What does that mean in practice? We provide rich, diverse resources and respectful support to children’s emerging interests and their various in-depth explorations and multi-media expressions. We observe to discover what the children are interested in and build on those inclinations, interests, and fascinations to help them learn naturally and holistically as powerful individual learners and as effective members in successful learning groups.
Children initiate the explorations and projects. They explore and express themselves in their own way and in their own time. Each exploration or project can take weeks or months, depending on the children’s sustained fascination, and can morph into new lines of inquiry and investigation.
For Nursery Year 1, we observe what things they bring into the classroom or choose there to play with, and we help them to go farther and deeper with those explorations. For example, an interest in playing with cardboard boxes might evolve into parents and teachers bringing in boxes of many sizes that after weeks of exploring, testing, and taping them together, may become a large maze of tunnels and towers.

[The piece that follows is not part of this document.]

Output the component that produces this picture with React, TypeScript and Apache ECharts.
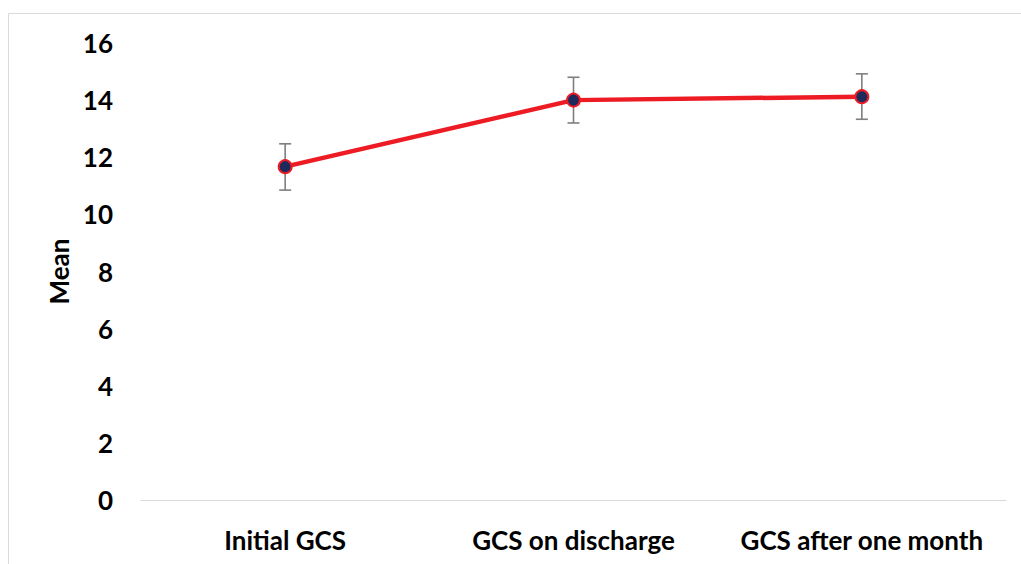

For Nursery Year 2, we observe and listen to their expressed interests and support them in their gathering of information and other resources to fuel their in-depth explorations and comprehensive projects. For example, an interest in where the water in the classroom came from — may lead to exploring the pipes under the sink — and looking at building plans for the water supply — and a trip around the school to see the pipes — and building their own tubes to test water flow with gravity and pumps.
Exploring and expressing are the fundamental strategies in an emergent curriculum. We build learning around what the children want to explore, and the learning process involves gently guiding them to explore further and getting them to express, in words, gestures, processes, and materials, when they are able, what they want, what they’re doing, and why. Thus, exploring and expressing reinforce each other. And build individual and group cohesiveness.

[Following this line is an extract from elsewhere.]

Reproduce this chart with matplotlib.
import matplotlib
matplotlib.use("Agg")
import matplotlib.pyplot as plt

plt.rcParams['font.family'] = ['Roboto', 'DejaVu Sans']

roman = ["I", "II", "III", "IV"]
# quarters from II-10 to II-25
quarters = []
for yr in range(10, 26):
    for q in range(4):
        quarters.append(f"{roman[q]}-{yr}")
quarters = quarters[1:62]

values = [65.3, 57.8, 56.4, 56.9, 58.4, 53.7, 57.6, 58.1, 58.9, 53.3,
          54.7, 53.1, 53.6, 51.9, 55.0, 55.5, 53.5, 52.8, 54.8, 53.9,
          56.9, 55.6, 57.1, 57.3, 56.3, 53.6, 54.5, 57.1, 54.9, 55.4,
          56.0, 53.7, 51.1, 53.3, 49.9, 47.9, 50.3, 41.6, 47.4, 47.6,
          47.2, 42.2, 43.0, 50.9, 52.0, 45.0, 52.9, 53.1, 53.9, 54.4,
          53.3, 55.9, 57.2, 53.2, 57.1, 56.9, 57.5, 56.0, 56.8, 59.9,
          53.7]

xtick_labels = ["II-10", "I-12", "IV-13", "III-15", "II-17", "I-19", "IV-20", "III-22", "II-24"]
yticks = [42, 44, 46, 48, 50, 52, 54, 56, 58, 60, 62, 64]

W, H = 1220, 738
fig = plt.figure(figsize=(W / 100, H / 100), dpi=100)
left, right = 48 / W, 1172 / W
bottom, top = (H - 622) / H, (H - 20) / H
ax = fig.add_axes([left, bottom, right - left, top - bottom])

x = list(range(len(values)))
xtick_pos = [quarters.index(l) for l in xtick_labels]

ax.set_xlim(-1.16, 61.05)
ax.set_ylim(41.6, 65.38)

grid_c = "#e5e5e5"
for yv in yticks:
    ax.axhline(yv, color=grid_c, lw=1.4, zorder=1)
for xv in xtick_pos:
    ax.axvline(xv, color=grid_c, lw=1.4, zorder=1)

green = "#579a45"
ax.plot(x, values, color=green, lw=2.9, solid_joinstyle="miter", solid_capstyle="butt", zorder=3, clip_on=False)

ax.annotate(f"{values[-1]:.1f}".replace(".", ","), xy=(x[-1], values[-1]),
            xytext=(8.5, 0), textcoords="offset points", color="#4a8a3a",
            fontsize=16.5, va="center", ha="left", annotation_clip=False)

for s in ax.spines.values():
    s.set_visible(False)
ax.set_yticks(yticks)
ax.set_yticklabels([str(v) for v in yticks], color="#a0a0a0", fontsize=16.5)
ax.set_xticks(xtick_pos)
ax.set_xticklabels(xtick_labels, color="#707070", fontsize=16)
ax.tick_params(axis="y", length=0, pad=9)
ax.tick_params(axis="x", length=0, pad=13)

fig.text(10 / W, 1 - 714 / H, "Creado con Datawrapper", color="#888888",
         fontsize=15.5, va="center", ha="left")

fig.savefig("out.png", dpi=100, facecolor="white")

In emergent curriculum learning groups, children learn to accept, understand, and appreciate the interests, skills, working styles, temperaments, and resources of the other children. Their unique offerings are aggregated into fascinating multi-dimensional projects and their individual efforts lead to more comprehensive compelling results.

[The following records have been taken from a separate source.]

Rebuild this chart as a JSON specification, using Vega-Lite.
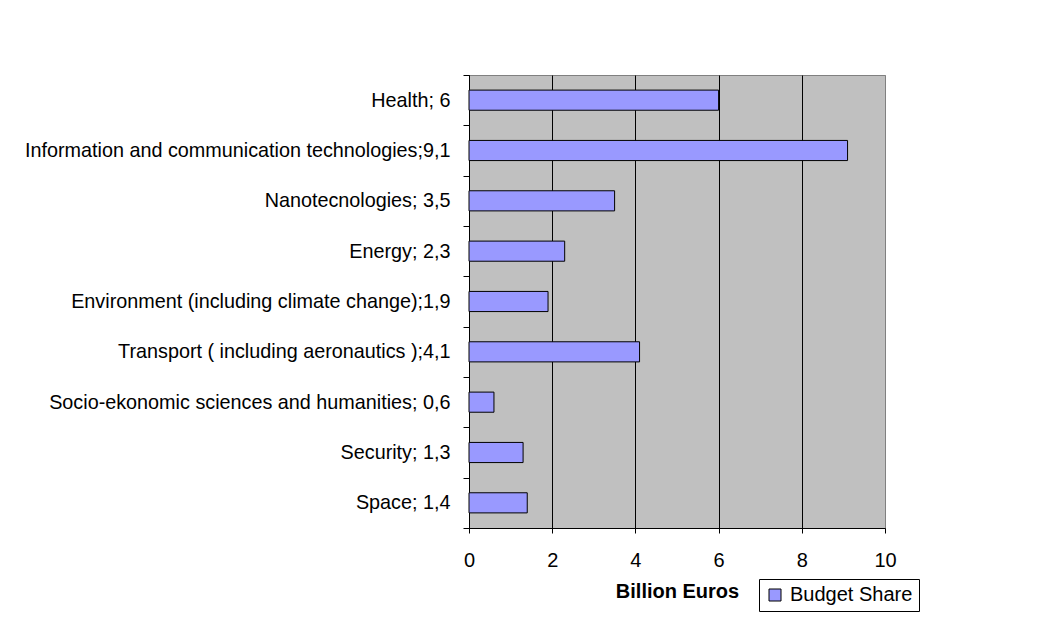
{
  "$schema": "https://vega.github.io/schema/vega-lite/v6.json",
  "width": 416,
  "height": 453,
  "autosize": {"type": "none"},
  "padding": {"left": 469, "top": 75, "right": 178, "bottom": 94},
  "background": "white",
  "data": {
    "values": [
      {"label": "Health; 6", "value": 6.0, "series": "Budget Share"},
      {"label": "Information and communication technologies;9,1", "value": 9.1, "series": "Budget Share"},
      {"label": "Nanotecnologies; 3,5", "value": 3.5, "series": "Budget Share"},
      {"label": "Energy; 2,3", "value": 2.3, "series": "Budget Share"},
      {"label": "Environment (including climate change);1,9", "value": 1.9, "series": "Budget Share"},
      {"label": "Transport ( including aeronautics );4,1", "value": 4.1, "series": "Budget Share"},
      {"label": "Socio-ekonomic sciences and humanities; 0,6", "value": 0.6, "series": "Budget Share"},
      {"label": "Security; 1,3", "value": 1.3, "series": "Budget Share"},
      {"label": "Space; 1,4", "value": 1.4, "series": "Budget Share"}
    ]
  },
  "mark": {"type": "bar", "stroke": "black", "strokeWidth": 1, "height": {"band": 0.4}},
  "encoding": {
    "y": {
      "field": "label",
      "type": "nominal",
      "sort": null,
      "scale": {"paddingInner": 0, "paddingOuter": 0},
      "axis": {
        "title": null,
        "tickBand": "extent",
        "tickSize": 6,
        "tickColor": "black",
        "domainColor": "black",
        "labelPadding": 13,
        "labelFontSize": 19.8,
        "labelColor": "black",
        "labelLimit": 0,
        "grid": false
      }
    },
    "x": {
      "field": "value",
      "type": "quantitative",
      "scale": {"domain": [0, 10], "nice": false},
      "axis": {
        "values": [0, 2, 4, 6, 8, 10],
        "title": "Billion Euros",
        "titleFontSize": 20,
        "titleFontWeight": "bold",
        "titleColor": "black",
        "titlePadding": 11,
        "tickSize": 5,
        "tickColor": "black",
        "domainColor": "black",
        "labelPadding": 17,
        "labelFontSize": 20,
        "labelColor": "black",
        "labelFlush": false,
        "grid": true,
        "gridColor": {"condition": {"test": "datum.value === 10", "value": "#808080"}, "value": "black"},
        "gridOpacity": 1
      }
    },
    "color": {
      "field": "series",
      "type": "nominal",
      "scale": {"domain": ["Budget Share"], "range": ["#9999FF"]},
      "legend": {
        "title": null,
        "orient": "none",
        "legendX": 290,
        "legendY": 504,
        "strokeColor": "black",
        "fillColor": "white",
        "padding": 6,
        "symbolType": "square",
        "symbolSize": 144,
        "symbolStrokeColor": "black",
        "symbolStrokeWidth": 1,
        "labelFontSize": 20,
        "labelColor": "black",
        "labelOffset": 5
      }
    }
  },
  "config": {
    "font": "Liberation Sans",
    "view": {"fill": "#C0C0C0", "stroke": "#808080", "strokeWidth": 1}
  }
}
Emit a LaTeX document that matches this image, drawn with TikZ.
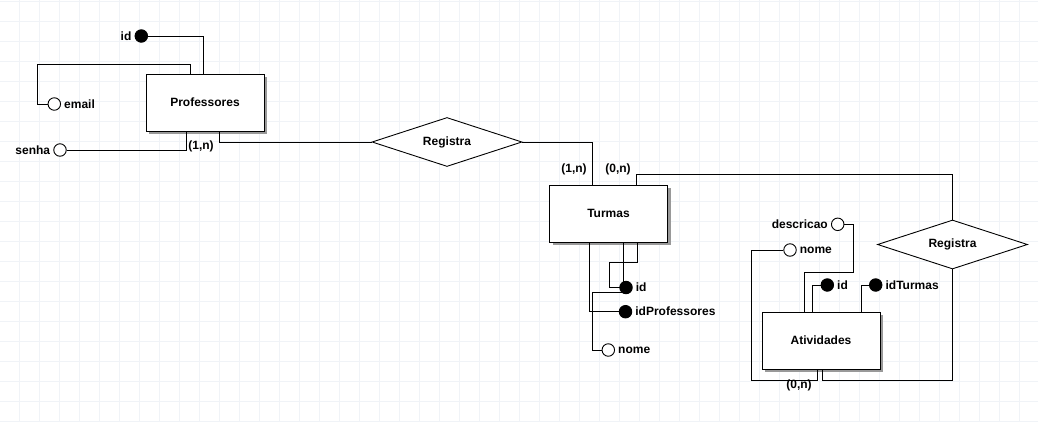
\documentclass[tikz,border=0pt]{standalone}
\usepackage{fontspec}
\setmainfont{Liberation Sans}
\usepackage{xcolor}
\usetikzlibrary{shapes,arrows,positioning,calc,shadows}

\definecolor{gridcol}{RGB}{240,243,247}
\newcommand{\erfont}{\fontsize{12}{14}\selectfont\bfseries}

\begin{document}
\begin{tikzpicture}[
    x=1pt, y=-1pt,
    entity/.style={rectangle, draw, fill=white, line width=1pt, minimum width=118pt, minimum height=57pt, inner sep=0pt, font=\erfont,
        general shadow={fill=gray!80, shadow xshift=3pt, shadow yshift=-3pt}},
    rel/.style={diamond, draw, fill=white, aspect=3, minimum width=150pt, minimum height=49pt, inner sep=0pt, font=\erfont, line width=0.9pt},
    key/.style={circle, draw, fill=black, line width=0.9pt, minimum size=12.5pt, inner sep=0pt},
    attr/.style={circle, draw, fill=white, line width=0.9pt, minimum size=12.5pt, inner sep=0pt},
    card/.style={font=\erfont, inner sep=0pt},
    edge/.style={line width=0.9pt},
    gridline/.style={draw=gridcol, line width=0.9pt},
    every label/.style={font=\erfont, inner sep=0pt},
    label distance=3pt
]
    \useasboundingbox[fill=white] (0,0) rectangle (1038,421);
    \foreach \gx in {19,39,...,1039} \draw[gridline] (\gx,0) -- (\gx,421);
    \foreach \gy in {1,21,...,421} \draw[gridline] (0,\gy) -- (1038,\gy);

    % entidades e relacionamentos
    \node[entity] (prof) at (205,102.5) {Professores};
    \node[entity] (turmas) at (608.5,213.5) {Turmas};
    \node[entity] (ativ) at (821,340.5) {Atividades};
    \node[rel] (reg1) at (447,142) {Registra};
    \node[rel] (reg2) at (952.5,244.5) {Registra};

    % atributos
    \node[key, label=left:id] (pid) at (141.3,36) {};
    \node[attr, label=right:email] (pemail) at (54.3,104) {};
    \node[attr, label=left:senha] (psenha) at (60,150) {};
    \node[key, label=right:id] (tid) at (626,287.5) {};
    \node[key, label=right:idProfessores] (tidp) at (625.5,311.7) {};
    \node[attr, label=right:nome] (tnome) at (608.3,350) {};
    \node[attr, label=left:descricao] (adesc) at (837.7,224.3) {};
    \node[attr, label=right:nome] (anome) at (790,250) {};
    \node[key, label=right:id] (aid) at (827.3,285) {};
    \node[key, label=right:idTurmas] (aidt) at (875.7,285) {};

    % cardinalidades
    \node[card] (c1) at (201,146.5) {(1,n)};
    \node[card] (c2) at (574,169) {(1,n)};
    \node[card] (c3) at (618,169) {(0,n)};
    \node[card] (c4) at (799,385.5) {(0,n)};

    \draw[edge] (pid.east) -| ([xshift=-2]prof.north);
    \draw[edge] ([xshift=-14.5]prof.north) -- ++(0,-9) -| ([xshift=-10]pemail.west) -- (pemail.west);
    \draw[edge] (psenha.east) -| ([xshift=-18.5]prof.south);
    \draw[edge] ([xshift=14]prof.south) |- (reg1.west);
    \draw[edge] (reg1.east) -| ([xshift=-16]turmas.north);
    \draw[edge] ([xshift=28]turmas.north) -- ++(0,-10) -| (reg2.north);
    \draw[edge] (reg2.south) -- ++(0,111) -| ([xshift=1.5]ativ.south);

    \draw[edge] ([xshift=29]turmas.south) -- ++(0,20) -| ([xshift=-10]tid.west) -- (tid.west);
    \draw[edge] ([xshift=15]turmas.south) |- (tid);
    \draw[edge] (tid.-130) -- ++(-29,0) |- (tnome.west);
    \draw[edge] ([xshift=-19.5]turmas.south) |- (tidp.west);

    \draw[edge] (anome.west) -| ++(-32,130) -| ([xshift=-3.5]ativ.south);
    \draw[edge] (adesc.east) -| ++(9.5,48) -| ([xshift=-16.5]ativ.north);
    \draw[edge] ([xshift=-8.5]ativ.north) |- (aid.west);
    \draw[edge] ([xshift=40]ativ.north) |- (aidt.west);
\end{tikzpicture}
\end{document}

When paired with in-depth explorations and a project approach, an emergent curriculum is a powerful learning tool, because it is child-initiated, child-centered, and child-directed; with adult facilitation. By harnessing children’s own interests, motivation, and energy, it allows for and encourages them to determine their own learning direction, pace, focus, and rewards.
The result of an emergent curriculum is that children absorb a wide range of information and significant social, emotional, and physical development thanks to their having explored many sources, materials, and processes.
An emergent curriculum develops an appreciation for and skills in working with diversity in all its forms, including:
* Learning Styles
* Body Types
* Life Orientations * World View
* Family Cultures
* Skill Sets
* Knowledge Bases
* Belief Systems
* Work and Learning Spaces
* Hundred Languages of Children
It also develops a strong foundation for emotional intelligence and a significant understanding of a range of emotions, with corresponding effects on self-image, self-worth, and social success.